The hype machine went into overdrive as the eyes of the tech world centred its eyes on the Apple headquarters in California this week for the release of the Apple 5S and 5C.
The result? Meh. The new features of the 5S didn’t impress enough for investors to be confident they would win big in a crowded smartphone market. In fact, some of the coverage was pretty negative.
As for the 5C, observers remarked that it was not cheap enough to compete in the Asian markers, where companies like Samsung and Huawei have a wide lead with Android phones.
On social media, Apple’s rivals were very quick to get a boot in. Samsung spent some of its marketing budget on a trending topic advertising the Galaxy smartphone and watch. However, it was Nokia that came up with effective ripostes on its Twitter and Facebook pages that didn’t cost a penny.
Before the iPhone launch, Google got into the act, creating a humorous video promoting its new Android KitKat 4.4 operating system with a video mocking Apple’s distinct advertisement style.
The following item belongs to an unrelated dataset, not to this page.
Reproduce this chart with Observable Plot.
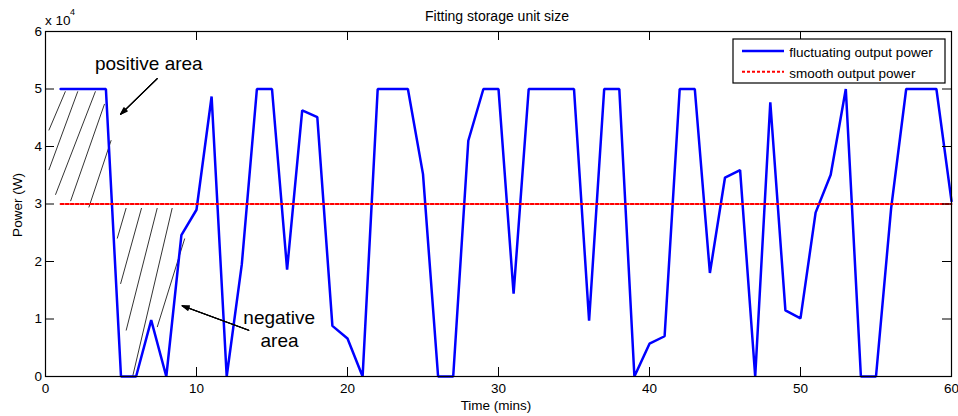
<!DOCTYPE html>
<html><head><meta charset="utf-8">
<script src="https://cdn.jsdelivr.net/npm/d3@7"></script>
<script src="https://cdn.jsdelivr.net/npm/@observablehq/plot@0.6"></script>
<style>
html,body{margin:0;padding:0;background:#fff;}
#chart{width:958px;height:416px;}
</style></head><body><div id="chart"></div>
<script>
// ---- data ----
const timeMins = [1,2,3,4,5,6,7,8,9,10,11,12,13,14,15,16,17,18,19,20,21,22,23,24,25,26,27,28,29,30,
  31,32,33,34,35,36,37,38,39,40,41,42,43,44,45,46,47,48,49,50,51,52,53,54,55,56,57,58,59,60];
const fluctuatingPower = [50000,50000,50000,50000,0,0,9800,0,24600,29000,48700,0,19500,50000,50000,18600,46300,45100,8800,6600,
  0,50000,50000,50000,35200,0,0,41000,50000,50000,14400,50000,50000,50000,50000,9700,50000,50000,0,5700,
  7000,50000,50000,18000,34600,35900,0,47700,11500,10100,28500,35100,50000,0,0,29200,50000,50000,50000,30500];
const smoothTime = [1, 60];
const smoothPower = [30000, 30000];
const xTicks = [0,10,20,30,40,50,60];
const yTicks = [0,10000,20000,30000,40000,50000,60000];
// hatch strokes (annotation), time / power
const hatchX1 = [0.22,0.22,0.66,1.66,2.87,4.75,4.97,5.34,5.78,7.40];
const hatchY1 = [42800,35900,31600,30500,29400,24000,16100,8000,100,8600];
const hatchX2 = [1.32,2.14,3.31,3.91,4.35,5.34,6.36,7.40,8.39,9.22];
const hatchY2 = [49600,49600,49600,47400,41100,29300,29300,29300,29300,24000];
// annotation arrows
const arrowX1 = [7.40, 13.46];
const arrowY1 = [51800, 8050];
const arrowX2 = [4.97, 9.05];
const arrowY2 = [45600, 12300];
// annotation texts
const noteText = ["positive area", "negative", "area"];
const noteX = [6.84, 15.48, 15.50];
const noteY = [54300, 10160, 6200];
const legendLabels = ["fluctuating output power", "smooth output power"];

// ---- chart ----
const W = 958, H = 416, mL = 45, mR = 7, mT = 31, mB = 40;
const innerW = W - mL - mR, innerH = H - mT - mB, TICK = 9;
const FONT = "'Liberation Sans', Arial, Helvetica, sans-serif";

const fluct = timeMins.map((t, i) => ({t, p: fluctuatingPower[i]}));
const smooth = smoothTime.map((t, i) => ({t, p: smoothPower[i]}));
const hatch = hatchX1.map((_, i) => ({x1: hatchX1[i], y1: hatchY1[i], x2: hatchX2[i], y2: hatchY2[i]}));
const arrows = arrowX1.map((_, i) => ({x1: arrowX1[i], y1: arrowY1[i], x2: arrowX2[i], y2: arrowY2[i]}));
const notes = noteText.map((s, i) => ({s, x: noteX[i], y: noteY[i]}));

const svg = Plot.plot({
  width: W, height: H,
  marginLeft: mL, marginRight: mR, marginTop: mT, marginBottom: mB,
  style: {fontFamily: FONT, fontSize: "13.5px", color: "#000", background: "#fff", overflow: "visible"},
  x: {domain: [0, 60], label: null},
  y: {domain: [0, 60000], label: null},
  marks: [
    Plot.link(hatch, {x1: "x1", y1: "y1", x2: "x2", y2: "y2", stroke: "#000", strokeWidth: 0.8}),
    Plot.line(fluct, {x: "t", y: "p", stroke: "#0000ff", strokeWidth: 2.5, strokeLinejoin: "miter"}),
    Plot.line(smooth, {x: "t", y: "p", stroke: "#ff0000", strokeWidth: 2, strokeDasharray: "3,2"}),
    ...[38, 26, 14].map(a => Plot.arrow(arrows, {x1: "x1", y1: "y1", x2: "x2", y2: "y2", stroke: "#000", strokeWidth: 1.1, headLength: 10, headAngle: a, bend: 0})),
    Plot.text(notes, {x: "x", y: "y", text: "s", fontSize: 19, fill: "#000", textAnchor: "middle"}),
    Plot.tickX(xTicks, {x: d => d, insetTop: innerH - TICK, stroke: "#000"}),
    Plot.tickX(xTicks, {x: d => d, insetBottom: innerH - TICK, stroke: "#000"}),
    Plot.tickY(yTicks, {y: d => d, insetRight: innerW - TICK, stroke: "#000"}),
    Plot.tickY(yTicks, {y: d => d, insetLeft: innerW - TICK, stroke: "#000"}),
    Plot.frame({stroke: "#000", strokeWidth: 1.2}),
    Plot.axisX({ticks: xTicks, tickSize: 0, tickPadding: 7, label: null, tickFormat: d => String(d)}),
    Plot.axisY({ticks: yTicks, tickSize: 0, tickPadding: 3.5, label: null, tickFormat: d => String(d / 1e4)})
  ]
});
document.getElementById("chart").appendChild(svg);

// ---- titles, labels, legend ----
const s = d3.select(svg);
const g = s.append("g").attr("font-family", FONT).attr("fill", "#000");
g.append("text").attr("x", 497).attr("y", 20.7).attr("text-anchor", "middle").attr("font-size", 14).text("Fitting storage unit size");
g.append("text").attr("x", 45).attr("y", 25).attr("text-anchor", "start").attr("font-size", 13.5).text("x 10");
g.append("text").attr("x", 70).attr("y", 15).attr("text-anchor", "start").attr("font-size", 9).text("4");
g.append("text").attr("transform", "translate(21.5,205) rotate(-90)").attr("text-anchor", "middle").attr("font-size", 13.5).text("Power (W)");
g.append("text").attr("x", 496).attr("y", 409.5).attr("text-anchor", "middle").attr("font-size", 13.5).text("Time (mins)");

const lg = s.append("g").attr("font-family", FONT);
lg.append("rect").attr("x", 733).attr("y", 39).attr("width", 212).attr("height", 44)
  .attr("fill", "#fff").attr("stroke", "#000").attr("stroke-width", 1.2);
const legendStyles = [{stroke: "#0000ff", w: 2.5, dash: null}, {stroke: "#ff0000", w: 2, dash: "3,2"}];
legendLabels.forEach((lab, i) => {
  const yy = 51 + i * 20.7;
  const ln = lg.append("line").attr("x1", 742).attr("x2", 784).attr("y1", yy).attr("y2", yy)
    .attr("stroke", legendStyles[i].stroke).attr("stroke-width", legendStyles[i].w);
  if (legendStyles[i].dash) ln.attr("stroke-dasharray", legendStyles[i].dash);
  lg.append("text").attr("x", 789.3).attr("y", yy + 6.3).attr("text-anchor", "start").attr("font-size", 13.5).attr("fill", "#000").text(lab);
});
</script></body></html>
Both are examples of clever marketing, using humour to drive social conversations through Twitter, Facebook, YouTube and beyond.
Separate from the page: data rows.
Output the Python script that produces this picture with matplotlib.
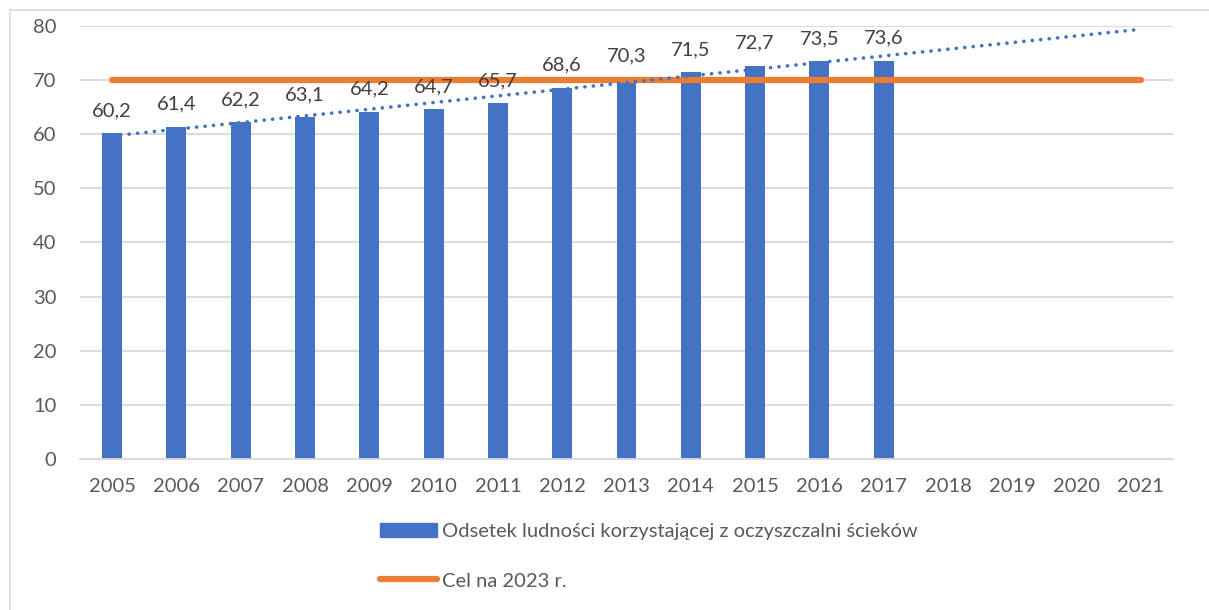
## Odsetek ludnosci korzystajacej z oczyszczalni sciekow - bar chart with target line and trend
import numpy as np
import matplotlib.pyplot as plt
from matplotlib.patches import Rectangle
from matplotlib.lines import Line2D

years = [str(y) for y in range(2005, 2022)]
bar_years = years[:13]
values = [60.2, 61.4, 62.2, 63.1, 64.2, 64.7, 65.7, 68.6, 70.3, 71.5, 72.7, 73.5, 73.6]
target = 70
trend_ends = [59.7, 79.4]   # linear trend read at 2005 and 2021

bar_label = "Odsetek ludności korzystającej z oczyszczalni ścieków"
target_label = "Cel na 2023 r."

blue = "#4472c4"
orange = "#ed7d31"
grid_col = "#d9d9d9"
txt_col = "#595959"

plt.rcParams['font.family'] = ['Lato', 'DejaVu Sans']

W, H = 1209, 610
fig = plt.figure(figsize=(W / 100, H / 100), dpi=100)
fig.patches.append(Rectangle((10 / W, -0.1), 1.2, 1 - 10 / H + 0.1, transform=fig.transFigure,
                             fill=False, edgecolor=grid_col, linewidth=1.2))

ax = fig.add_axes([80 / W, 1 - 459 / H, (1173 - 80) / W, (459 - 26) / H])
x = np.arange(len(years))
xb = np.arange(len(bar_years))

ax.bar(xb, values, width=0.31, color=blue, zorder=2)
for xi, v in zip(xb, values):
    ax.annotate(str(v).replace(".", ","), (xi, v), xytext=(0, 10), textcoords="offset points",
                ha="center", va="bottom", fontsize=14.5, color="#404040", zorder=6)

ax.plot([x[0], x[-1]], [target, target], color=orange, linewidth=4.5,
        solid_capstyle="round", zorder=3)
ax.plot([x[0], x[-1]], trend_ends, color=blue, linewidth=2.6, linestyle=(0, (0.05, 2.3)),
        dash_capstyle="round", zorder=4)

ax.set_xlim(-0.5, len(years) - 0.5)
ax.set_ylim(0, 80)
ax.set_yticks(range(0, 81, 10))
ax.set_xticks(x)
ax.set_xticklabels(years)
ax.grid(axis="y", color=grid_col, linewidth=1.3, zorder=0)
ax.set_axisbelow(True)
for s in ["top", "right", "left"]:
    ax.spines[s].set_visible(False)
ax.spines["bottom"].set_color(grid_col)
ax.spines["bottom"].set_linewidth(1.3)
ax.tick_params(axis="both", length=0, labelsize=14.5, colors=txt_col)
ax.tick_params(axis="x", pad=14)
ax.tick_params(axis="y", pad=17)

handles = [Rectangle((0, 0), 1, 1, color=blue),
           Line2D([0], [0], color=orange, linewidth=4.5, solid_capstyle="round")]
fig.legend(handles, [bar_label, target_label], loc="upper left",
           bbox_to_anchor=(362 / W, 1 - 505 / H), frameon=False, fontsize=14.5,
           labelcolor=txt_col, handlelength=2.8, handletextpad=0.25, labelspacing=1.6)

fig.savefig("out.png", dpi=100)
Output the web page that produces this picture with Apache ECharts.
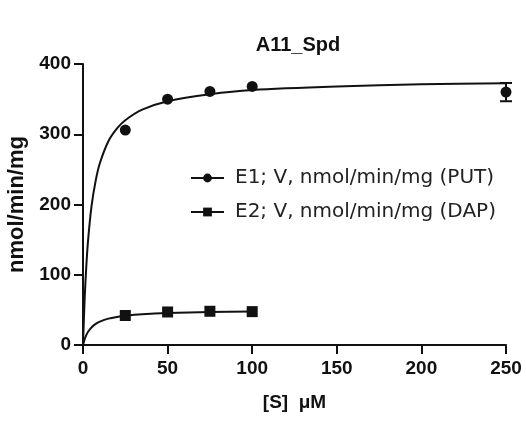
<!DOCTYPE html>
<html>
<head>
<meta charset="utf-8">
<script src="https://cdn.jsdelivr.net/npm/echarts@6/dist/echarts.min.js"></script>
<style>
  html, body { margin: 0; padding: 0; background: #fff; }
  #main { width: 526px; height: 421px; }
</style>
</head>
<body>
<div id="main"></div>
<script>
// measured points
var e1X = [25, 50, 75, 100, 250];
var e1Y = [306, 350, 361, 368, 360];
var e1Err = [0, 0, 0, 0, 13];
var e2X = [25, 50, 75, 100];
var e2Y = [42, 47, 48, 47.5];
// fitted curves
var fit1X = [0, 1, 2, 3, 5, 7.5, 10, 15, 20, 25, 35, 50, 75, 100, 150, 200, 250];
var fit1Y = [0, 67, 114, 149, 197, 234, 259, 290, 308, 320, 335, 347, 357, 363, 368, 371, 372.5];
var fit2X = [0, 1, 2, 3, 5, 7.5, 10, 15, 20, 25, 35, 50, 75, 100];
var fit2Y = [0, 8.3, 14.3, 18.8, 25, 30, 33.3, 37.5, 40, 41.7, 43.8, 45.5, 46.9, 47.6];

var name1 = 'E1; V, nmol/min/mg (PUT)';
var name2 = 'E2; V, nmol/min/mg (DAP)';

function pairs(xs, ys) {
    var out = [];
    for (var i = 0; i < xs.length; i++) out.push([xs[i], ys[i]]);
    return out;
}

var chart = echarts.init(document.getElementById('main'));
var boldFont = 'Liberation Sans, Arial, sans-serif';
var ink = '#111';

chart.setOption({
    animation: false,
    title: {
        text: 'A11_Spd',
        left: 293,
        top: 30,
        textAlign: 'center',
        textStyle: { fontFamily: boldFont, fontWeight: 'bold', fontSize: 20, color: ink }
    },
    legend: {
        orient: 'vertical',
        left: 185,
        top: 163,
        itemWidth: 33,
        itemHeight: 11,
        itemGap: 14,
        data: [name1, name2],
        textStyle: { fontFamily: 'DejaVu Sans', fontSize: 20, color: '#222', padding: [0, 0, 0, 6] }
    },
    grid: { left: 83, right: 20, top: 64, bottom: 76, containLabel: false, outerBoundsMode: 'none' },
    xAxis: {
        type: 'value',
        min: 0, max: 250, interval: 50,
        name: '[S]  \u03bcM',
        nameLocation: 'middle',
        nameGap: 48,
        nameTextStyle: { fontFamily: boldFont, fontWeight: 'bold', fontSize: 19, color: ink },
        axisLine: { lineStyle: { color: ink, width: 2 } },
        axisTick: { length: 9, lineStyle: { color: ink, width: 2 } },
        axisLabel: { fontFamily: boldFont, fontWeight: 'bold', fontSize: 19, color: ink, margin: 14 },
        splitLine: { show: false }
    },
    yAxis: {
        type: 'value',
        min: 0, max: 400, interval: 100,
        name: 'nmol/min/mg',
        nameLocation: 'middle',
        nameGap: 48,
        nameTextStyle: { fontFamily: boldFont, fontWeight: 'bold', fontSize: 22, color: ink },
        axisLine: { show: true, lineStyle: { color: ink, width: 2 } },
        axisTick: { show: true, length: 9, lineStyle: { color: ink, width: 2 } },
        axisLabel: { fontFamily: boldFont, fontWeight: 'bold', fontSize: 19, color: ink, margin: 12 },
        splitLine: { show: false }
    },
    series: [
        {
            name: name1,
            type: 'line',
            data: pairs(fit1X, fit1Y),
            smooth: 0.3,
            showSymbol: false,
            symbol: 'circle',
            symbolSize: 10,
            itemStyle: { color: ink },
            lineStyle: { color: ink, width: 2 }
        },
        {
            name: name2,
            type: 'line',
            data: pairs(fit2X, fit2Y),
            smooth: 0.3,
            showSymbol: false,
            symbol: 'rect',
            symbolSize: 10,
            itemStyle: { color: ink },
            lineStyle: { color: ink, width: 2 }
        },
        {
            name: name1,
            type: 'scatter',
            data: pairs(e1X, e1Y),
            symbol: 'circle',
            symbolSize: 11,
            itemStyle: { color: ink, opacity: 1 },
            z: 3
        },
        {
            name: name2,
            type: 'scatter',
            data: pairs(e2X, e2Y),
            symbol: 'rect',
            symbolSize: 11,
            itemStyle: { color: ink, opacity: 1 },
            z: 3
        },
        {
            name: name1,
            type: 'custom',
            data: e1X.map(function (x, i) { return [x, e1Y[i], e1Err[i]]; }),
            renderItem: function (params, api) {
                var err = api.value(2);
                if (!err) return null;
                var top = api.coord([api.value(0), api.value(1) + err]);
                var bot = api.coord([api.value(0), api.value(1) - err]);
                var w = 6;
                var st = { stroke: ink, lineWidth: 2 };
                return {
                    type: 'group',
                    children: [
                        { type: 'line', shape: { x1: top[0], y1: top[1], x2: bot[0], y2: bot[1] }, style: st },
                        { type: 'line', shape: { x1: top[0] - w, y1: top[1], x2: top[0] + w, y2: top[1] }, style: st },
                        { type: 'line', shape: { x1: bot[0] - w, y1: bot[1], x2: bot[0] + w, y2: bot[1] }, style: st }
                    ]
                };
            },
            z: 2
        }
    ]
});
</script>
</body>
</html>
Apple’s marketing strategy is very different. There are no social media links from its website. Its Facebook page has 9.6 million fans – but is never updated. It doesn’t have an official presence on the Twitter handle @Apple, although it does have an @appstore page.
Apple has never really needed a social media presence. The brand is so powerful that it can do the opposite of what everybody else is doing. And its attitude to social media matches what it has with its products and its general PR – it’s all about control. There’s no need for Apple to tweet or post, because its fans are going to drive conversations on their own.
Apple does appreciate social – it did look to create social networking music service Ping on iTunes, which didn’t really work out. But in the wider world, its social media strategy is to have no social media strategy. This kind of makes sense – Apple’s silence makes every launch a major social event.
This can only work if there is love for the product, and there’s no denying the passion of Apple’s fans. But with the negative reaction towards its new smartphones and lack of a really game changing device in some time, will this change?
That’s for its marketers to decide – but do you think it’s the right way to go?